For the From DiVision to vision showcase, screening of Alice by Jan Svankmajer.
Cinema Massimo – 20 November 2017, 9.00 p.m. – Screen Three
The second of the two showcases planned by the university students who won the “Young programmers for young spectators 2016” Call by the Cinema Museum, is ongoing. The From DiVisions to visions idea, conceived by the Fantasmagoria group, springs from a reflection on cinema as a vision of what’s invisible, a re-proposal of what is not there any more, an evocation of phantoms from a past that is crystallized in its artificial life. The levels of insight into cinematographic research are twofold: a vision as a “physical” apparition (cinema itself with its apparatus) and a vision as a “mental” apparition, that is, as the creation of a image, of a phantom which interacts with the characters, ruling lives and bursting forth into what’s visible. Moreover, the issue of vision is closely linked to the issue of a double: indeed, the apparition of a vision marks the creation, on the part of a character, of an alter-ego to measure up to, of a “division” between desires and individuality.
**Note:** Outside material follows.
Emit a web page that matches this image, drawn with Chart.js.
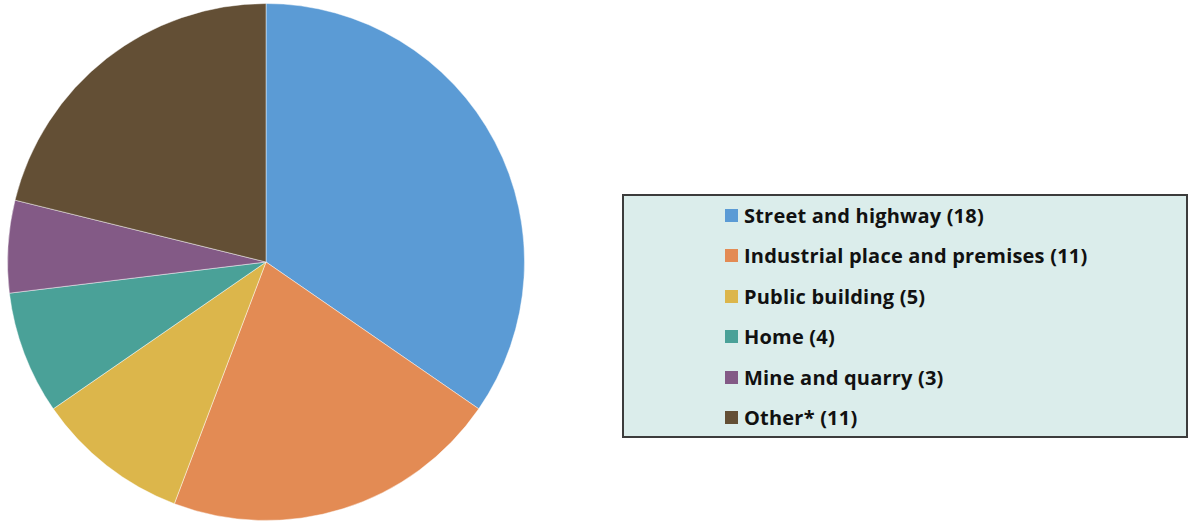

Furthermore, when a vision happens during narration, the distinction between reality and imagination immediately weakens. In this division between reality and vision, cinematographic art is configured, a vision in itself, a division in itself, a break with the real world. The film for this week is Alice by Jan Svankmajer. Admission 4.00 euro.
Jan Svankmajer
Alice (Neko z Alenky)
(Czechoslovakia /Switzerland 1988, 86’, Hd, col., o.v. it. s/t)
A surrealist 1988 Czechoslovakian film, revisiting the classic tales by Lewis Carrol with an original style, distancing itself from the bizarre nuances of Alice in Wonderland and Through the Looking-glass, and depicting a darker and more desolate picture of the worlds and characters conceived by Carrol. Unreleased in Italy for a long time.